W ten weekend Insiderzy nie będą mieli czego testować. Choć przyzwyczailiśmy się do cotygodniowych kompilacji, takie sytuacje czasem się zdarzają. Zespół Windows Insider wrócił właśnie z Las Vegas, z konferencji Inspire, ale to nie podróż była przyczyną opóźnienia. Bez wchodzenia w specjalne szczegóły zespół poinformował, że w tym tygodniu nie miał żadnego builda, który osiągnąłby zadowalające standardy jakości.

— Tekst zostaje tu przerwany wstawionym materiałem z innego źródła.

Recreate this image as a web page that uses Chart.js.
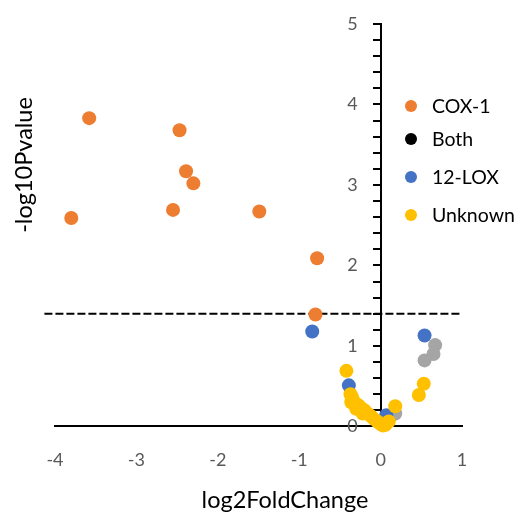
<!DOCTYPE html>
<html><head><meta charset="utf-8">
<script src="https://cdn.jsdelivr.net/npm/chart.js@4"></script>
<style>html,body{margin:0;padding:0;background:#fff}</style>
</head><body>
<canvas id="c" width="516" height="515"></canvas>
<script>
// ---- data ----
const cox1X = [-3.58, -2.47, -2.39, -2.30, -2.55, -3.80, -1.49, -0.78, -0.80];
const cox1Y = [3.83, 3.68, 3.17, 3.02, 2.69, 2.59, 2.67, 2.09, 1.39];
const bothX = [];
const bothY = [];
const lox12X = [-0.84, 0.54, -0.39, 0.07];
const lox12Y = [1.18, 1.13, 0.51, 0.14];
const otherX = [0.67, 0.65, 0.54, 0.18, 0.12];
const otherY = [1.01, 0.90, 0.82, 0.16, 0.12];
const unknownX = [-0.42, 0.53, 0.47, 0.18, -0.37, -0.35, -0.33, -0.30, -0.27, -0.24, -0.20, -0.16, -0.12, -0.08, -0.04, 0.00, 0.03, 0.06, 0.10, -0.36, -0.30, -0.22];
const unknownY = [0.69, 0.53, 0.39, 0.25, 0.40, 0.36, 0.31, 0.28, 0.26, 0.23, 0.20, 0.16, 0.13, 0.09, 0.06, 0.03, 0.01, 0.02, 0.06, 0.30, 0.22, 0.16];
const thresholdX = [-4.13, 1];
const thresholdY = [1.4, 1.4];
const legendLabels = ['COX-1', 'Both', '12-LOX', 'Unknown'];
const xTickLabels = ['-4', '-3', '-2', '-1', '0', '1'];
const yTickLabels = ['0', '1', '2', '3', '4', '5'];
const xTitle = 'log2FoldChange';
const yTitle = '-log10Pvalue';

// ---- styles ----
const COLORS = {cox1: '#ED7D31', both: '#000000', lox12: '#4472C4', other: '#A5A5A5', unknown: '#FFC000'};
const legendColors = [COLORS.cox1, COLORS.both, COLORS.lox12, COLORS.unknown];
const FONT = 'Lato, "Open Sans", sans-serif';

const pts = (xs, ys) => xs.map((x, i) => ({x, y: ys[i]}));

const overlay = {
  id: 'overlay',
  afterDraw(chart) {
    const ctx = chart.ctx;
    ctx.save();
    ctx.textBaseline = 'middle';
    ctx.textAlign = 'left';
    ctx.font = '19.5px ' + FONT;
    const ys = [106, 139, 177, 215];
    legendLabels.forEach((t, i) => {
      ctx.fillStyle = legendColors[i];
      ctx.beginPath();
      ctx.arc(411, ys[i], 6, 0, Math.PI * 2);
      ctx.fill();
      ctx.fillStyle = '#000';
      ctx.fillText(t, 432, ys[i] + 1);
    });
    ctx.font = '23.5px ' + FONT;
    ctx.textAlign = 'center';
    ctx.fillStyle = '#000';
    ctx.fillText(xTitle, 285, 500);
    ctx.translate(24, 165);
    ctx.rotate(-Math.PI / 2);
    ctx.fillText(yTitle, 0, 0);
    ctx.restore();
  }
};

const ptStyle = (label, xs, ys, color, order) => ({
  label, data: pts(xs, ys), backgroundColor: color, borderWidth: 0,
  pointRadius: 7, pointHoverRadius: 7, clip: false, order
});

new Chart(document.getElementById('c'), {
  type: 'scatter',
  data: {
    datasets: [
      ptStyle('Unknown', unknownX, unknownY, COLORS.unknown, 0),
      ptStyle('COX-1', cox1X, cox1Y, COLORS.cox1, 1),
      ptStyle('Both', bothX, bothY, COLORS.both, 2),
      ptStyle('12-LOX', lox12X, lox12Y, COLORS.lox12, 3),
      ptStyle('Other', otherX, otherY, COLORS.other, 4),
      {label: 'threshold', data: pts(thresholdX, thresholdY), showLine: true,
       borderColor: '#000', borderWidth: 2, borderDash: [8, 3], pointRadius: 0,
       clip: false, order: 5}
    ]
  },
  options: {
    responsive: false,
    animation: false,
    events: [],
    layout: {padding: {left: 55, right: 54, top: 24, bottom: 29}},
    plugins: {legend: {display: false}, tooltip: {enabled: false}},
    scales: {
      x: {
        type: 'linear', position: 'bottom', min: -4, max: 1,
        grid: {display: false},
        border: {display: true, color: '#000', width: 2},
        ticks: {stepSize: 1, padding: 15, color: '#595959', font: {family: FONT, size: 18},
          callback: (v) => xTickLabels[Math.round(v) + 4] ?? ''}
      },
      y: {
        type: 'linear', position: {x: 0}, min: 0, max: 5,
        grid: {display: true, drawOnChartArea: false, drawTicks: true, tickLength: 7, color: '#000', lineWidth: 2},
        border: {display: true, color: '#000', width: 2},
        ticks: {stepSize: 0.2, autoSkip: false, color: '#595959', font: {family: FONT, size: 18},
          callback: () => ''}
      },
      yLabels: {
        type: 'linear', axis: 'y', position: {x: -0.28}, min: 0, max: 5,
        grid: {display: false},
        border: {display: false},
        ticks: {stepSize: 1, color: '#595959', font: {family: FONT, size: 18},
          callback: (v) => yTickLabels[Math.round(v)] ?? ''}
      }
    }
  },
  plugins: [overlay]
});
</script>
</body></html>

The data from Selfhost is in and... we won't have a new Fast ring build this week. We're already on track for a few code changes and are looking forward to next week! pic.twitter.com/tLH6ZBeSXM
— Windows Insider (@windowsinsider) 19 lipca 2018
Na szczęście twórcy systemu "są już na dobrej drodze do wprowadzenia paru poprawek kodu i spodziewają się [kompilacji] w przyszłym tygodniu". O jakich poprawkach mowa? Tego nie wiadomo. W zeszłym miesiącu jedna z kompilacji została wycofana tuż przed udostępnieniem z powodu odkrytego błędu, który uniemożliwiał zalogowanie się w systemie. Być może podobnie jest i tym razem. Jeśli zespół Windows Insider twierdzi, że build nie spełnia standardów jakości Fast Ring, to musi być naprawdę źle. Warto zatem poczekać kolejny tydzień i pobrać działający build.

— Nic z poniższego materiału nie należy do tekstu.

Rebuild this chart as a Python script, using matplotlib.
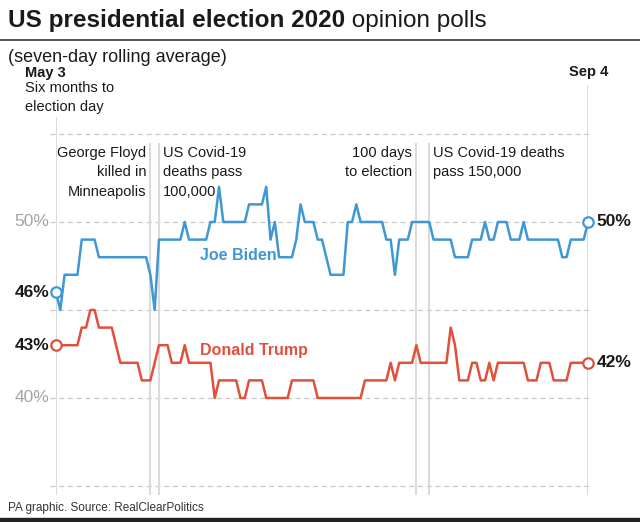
import matplotlib.pyplot as plt
import pandas as pd

plt.rcParams['font.family'] = ['Liberation Sans', 'DejaVu Sans']

# Datos: media de siete dias, del 3 de mayo al 4 de septiembre de 2020
dias = pd.date_range("2020-05-03", "2020-09-04", freq="D")
biden = [46, 45, 47, 47, 47, 47, 49, 49, 49, 49,
         48, 48, 48, 48, 48, 48, 48, 48, 48, 48,
         48, 48, 47, 45, 49, 49, 49, 49, 49, 49,
         50, 49, 49, 49, 49, 49, 50, 50, 52, 50,
         50, 50, 50, 50, 50, 51, 51, 51, 51, 52,
         49, 50, 48, 48, 48, 48, 49, 51, 50, 50,
         50, 49, 49, 48, 47, 47, 47, 47, 50, 50,
         51, 50, 50, 50, 50, 50, 50, 49, 49, 47,
         49, 49, 49, 50, 50, 50, 50, 50, 49, 49,
         49, 49, 49, 48, 48, 48, 48, 49, 49, 49,
         50, 49, 49, 50, 50, 50, 49, 49, 49, 50,
         49, 49, 49, 49, 49, 49, 49, 49, 48, 48,
         49, 49, 49, 49, 50]
trump = [43, 43, 43, 43, 43, 43, 44, 44, 45, 45,
         44, 44, 44, 44, 43, 42, 42, 42, 42, 42,
         41, 41, 41, 42, 43, 43, 43, 42, 42, 42,
         43, 42, 42, 42, 42, 42, 42, 40, 41, 41,
         41, 41, 41, 40, 40, 41, 41, 41, 41, 40,
         40, 40, 40, 40, 40, 41, 41, 41, 41, 41,
         41, 40, 40, 40, 40, 40, 40, 40, 40, 40,
         40, 40, 41, 41, 41, 41, 41, 41, 42, 41,
         42, 42, 42, 42, 43, 42, 42, 42, 42, 42,
         42, 42, 44, 43, 41, 41, 41, 42, 42, 41,
         41, 42, 41, 42, 42, 42, 42, 42, 42, 42,
         41, 41, 41, 42, 42, 42, 41, 41, 41, 41,
         42, 42, 42, 42, 42]

eventos = pd.to_datetime(["2020-05-25", "2020-05-27", "2020-07-26", "2020-07-29"])
textos_eventos = ["George Floyd\nkilled in\nMinneapolis",
                  "US Covid-19\ndeaths pass\n100,000",
                  "100 days\nto election",
                  "US Covid-19 deaths\npass 150,000"]
lados = ["right", "left", "right", "left"]
rejilla = [35, 40, 45, 50, 55]
ticks_gris = [50, 40]

AZUL = "#3f97d3"
ROJO = "#e1503a"
GRIS = "#d9d9d9"
NEGRO = "#1a1a1a"

W, H = 640, 522
PX = 17.6  # pixeles por punto porcentual

def fx(px):
    return px / W

def fy(py):
    return 1 - py / H

fig = plt.figure(figsize=(6.4, 5.22), dpi=100)

y_abajo, y_arriba = 34.3, 58.0
ax = fig.add_axes([fx(56), fy(222 + (50 - y_abajo) * PX), 532 / W,
                   (y_arriba - y_abajo) * PX / H])
ax.set_xlim(dias[0], dias[-1])
ax.set_ylim(y_abajo, y_arriba)
ax.axis("off")

# rejilla discontinua
for v in rejilla:
    ax.axhline(v, xmin=-6 / 532, xmax=1 + 2 / 532, color="#c8c8c8", lw=0.9,
               ls=(0, (4, 3)), clip_on=False, zorder=1)
for v in ticks_gris:
    ax.annotate(f"{v}%", xy=(dias[0], v), xytext=(-5, 0), textcoords="offset points",
                ha="right", va="center", fontsize=12.5, color="#a3a3a3")

# lineas verticales
ax.vlines(dias[0], 34.5, 55.97, color=GRIS, lw=1.4, zorder=1)
ax.vlines(dias[-1], 34.5, 57.78, color=GRIS, lw=1.4, zorder=1)
for fecha, texto, lado in zip(eventos, textos_eventos, lados):
    ax.vlines(fecha, 34.5, 54.49, color=GRIS, lw=1.4, zorder=1)
    dx = -3 if lado == "right" else 3
    ax.annotate(texto, xy=(fecha, 54.49), xytext=(dx, -2), textcoords="offset points",
                ha=lado, va="top", fontsize=10.5, color=NEGRO, linespacing=1.5)

# series
for serie, color in [(biden, AZUL), (trump, ROJO)]:
    ax.plot(dias, serie, color=color, lw=1.8, zorder=3, clip_on=False)
    ax.plot([dias[0], dias[-1]], [serie[0], serie[-1]], "o", mfc="white", mec=color,
            ms=7.5, mew=1.6, zorder=4, clip_on=False)
    ax.annotate(f"{serie[0]}%", xy=(dias[0], serie[0]), xytext=(-5, 0),
                textcoords="offset points", ha="right", va="center",
                fontsize=12.5, fontweight="bold", color=NEGRO)
    ax.annotate(f"{serie[-1]}%", xy=(dias[-1], serie[-1]), xytext=(6, 0),
                textcoords="offset points", ha="left", va="center",
                fontsize=12.5, fontweight="bold", color=NEGRO)

fig.text(fx(200), fy(255), "Joe Biden", fontsize=11.5, fontweight="bold",
         color=AZUL, va="center")
fig.text(fx(200), fy(351), "Donald Trump", fontsize=11.5, fontweight="bold",
         color=ROJO, va="center")

# encabezados de fechas
fig.text(fx(25), fy(73), "May 3", fontsize=10.5, fontweight="bold", color=NEGRO, va="center")
fig.text(fx(25), fy(81), "Six months to\nelection day", fontsize=10.5, color=NEGRO,
         va="top", linespacing=1.5)
fig.text(fx(588.5), fy(72), "Sep 4", fontsize=10.5, fontweight="bold", color=NEGRO,
         va="center", ha="center")

# titulo
t = fig.text(fx(8), fy(27), "US presidential election 2020", fontsize=17.5,
             fontweight="bold", color=NEGRO, va="baseline")
fig.text(0, 0, "")
plt.annotate(" opinion polls", xycoords=t, xy=(1, 0), va="bottom", fontsize=17.5,
             color=NEGRO)
fig.add_artist(plt.Line2D([0, 1], [fy(40), fy(40)], color="#333333", lw=1.2))
fig.text(fx(8), fy(57), "(seven-day rolling average)", fontsize=13, color=NEGRO,
         va="center")

fig.text(fx(8), fy(508), "PA graphic. Source: RealClearPolitics", fontsize=8.5,
         color="#333333", va="center")
fig.add_artist(plt.Rectangle((0, 0), 1, 4 / H, transform=fig.transFigure,
                             color="#222222"))

plt.savefig("out.png", dpi=100)
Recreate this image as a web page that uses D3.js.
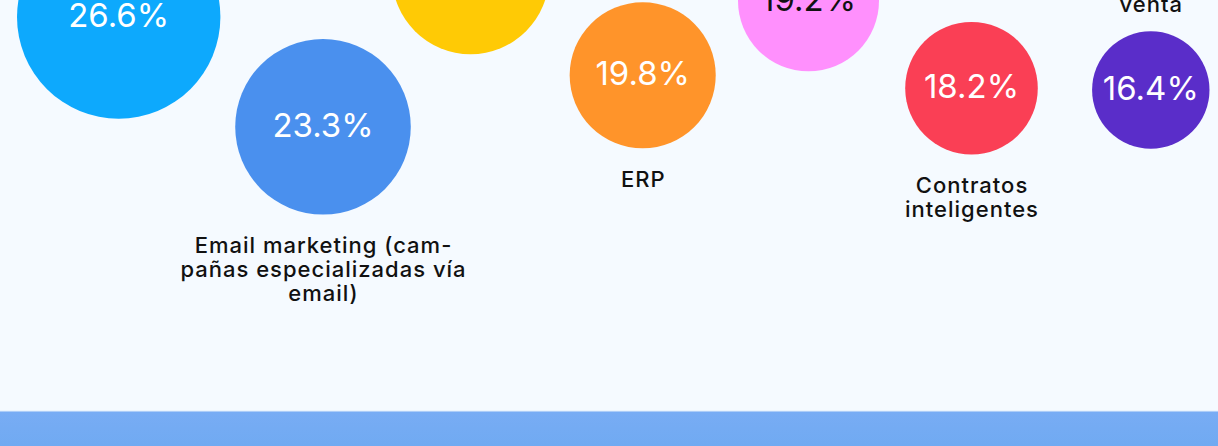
<!DOCTYPE html>
<html><head><meta charset="utf-8">
<script src="https://cdn.jsdelivr.net/npm/d3@7"></script>
<style>html,body{margin:0;padding:0;background:#F5FAFF;overflow:hidden}</style>
</head><body><svg id="chart" width="1218" height="446"></svg>
<script>
// ---- data ----
const categories = [
  "Redes sociales",
  "Email marketing (cam-\npañas especializadas vía\nemail)",
  "Comercio electrónico",
  "ERP",
  "CRM",
  "Contratos\ninteligentes",
  "Terminales punto de\nventa"
];
const values = [26.6, 23.3, 21.1, 19.8, 19.2, 18.2, 16.4];
const labelSide = ["above", "below", "above", "below", "above", "below", "above"];

// ---- layout / style (kept apart from the data) ----
const layoutX = [118.7, 323, 470.5, 642.7, 808.5, 971.5, 1150.8];
const layoutY = [17, 126.8, -24.3, 75.3, 0.8, 88.2, 90];
const fills = ["#0DA9FD", "#4A90EE", "#FFCA05", "#FF942A", "#FF90FD", "#FA3F55", "#5A2DC9"];
const valueInk = ["#ffffff", "#ffffff", "#111111", "#ffffff", "#111111", "#ffffff", "#ffffff"];

const W = 1218, H = 446;
const svg = d3.select("#chart");

const defs = svg.append("defs");
const g = defs.append("linearGradient").attr("id", "band").attr("x1", 0).attr("x2", 0).attr("y1", 0).attr("y2", 1);
g.append("stop").attr("offset", "0%").attr("stop-color", "#78ACF4");
g.append("stop").attr("offset", "100%").attr("stop-color", "#70AAF2");

svg.append("rect").attr("width", W).attr("height", H).attr("fill", "#F5FAFF");

const x = d3.scaleOrdinal(categories, layoutX);
const y = d3.scaleOrdinal(categories, layoutY);
const r = d3.scaleLinear().domain([16.4, 26.6]).range([58.7, 101.7]);
const fill = d3.scaleOrdinal(categories, fills);
const ink = d3.scaleOrdinal(categories, valueInk);
const fmt = d3.format(".1f");

const data = categories.map((c, i) => ({ c, v: values[i], side: labelSide[i] }));

const node = svg.append("g").selectAll("g").data(data).join("g");

node.append("circle")
  .attr("cx", d => x(d.c)).attr("cy", d => y(d.c)).attr("r", d => r(d.v))
  .attr("fill", d => fill(d.c));

node.append("text")
  .attr("x", d => x(d.c)).attr("y", d => y(d.c) + 10)
  .attr("text-anchor", "middle")
  .attr("font-family", "Inter, 'Noto Sans', sans-serif")
  .attr("font-size", 33).attr("font-weight", 400)
  .attr("fill", d => ink(d.c))
  .text(d => fmt(d.v) + "%");

const lineH = 24;
node.each(function (d) {
  const lines = d.c.split("\n");
  const t = d3.select(this).append("text")
    .attr("text-anchor", "middle")
    .attr("font-family", "Inter, 'Noto Sans', sans-serif")
    .attr("font-size", 22).attr("font-weight", 500)
    .attr("letter-spacing", 1.0)
    .attr("fill", "#111111");
  const cx = x(d.c), cy = y(d.c), rr = r(d.v);
  const first = d.side === "below" ? cy + rr + 38.5 : cy - rr - 19.3 - (lines.length - 1) * lineH;
  lines.forEach((ln, k) => {
    t.append("tspan").attr("x", cx + 0.5).attr("y", first + k * lineH).text(ln);
  });
});

svg.append("rect").attr("x", 0).attr("y", 410.5).attr("width", W).attr("height", 1.5).attr("fill", "#E2EEFC");
svg.append("rect").attr("x", 0).attr("y", 411.5).attr("width", W).attr("height", H - 411.5).attr("fill", "url(#band)");
</script>
</body></html>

Na najbliższą kompilację czekać warto, ale czy warto czekać na finalną wersję Redstone 5? Mniejsze bądź większe zmiany wydają się interesujące, ale gdy spojrzeć na to z szerszej perspektywy (a taką prezentuje podlinkowany felieton naszego Naczelnego), to ogólny kierunek, w którym zmierza Windows 10, budzi mieszane uczucia.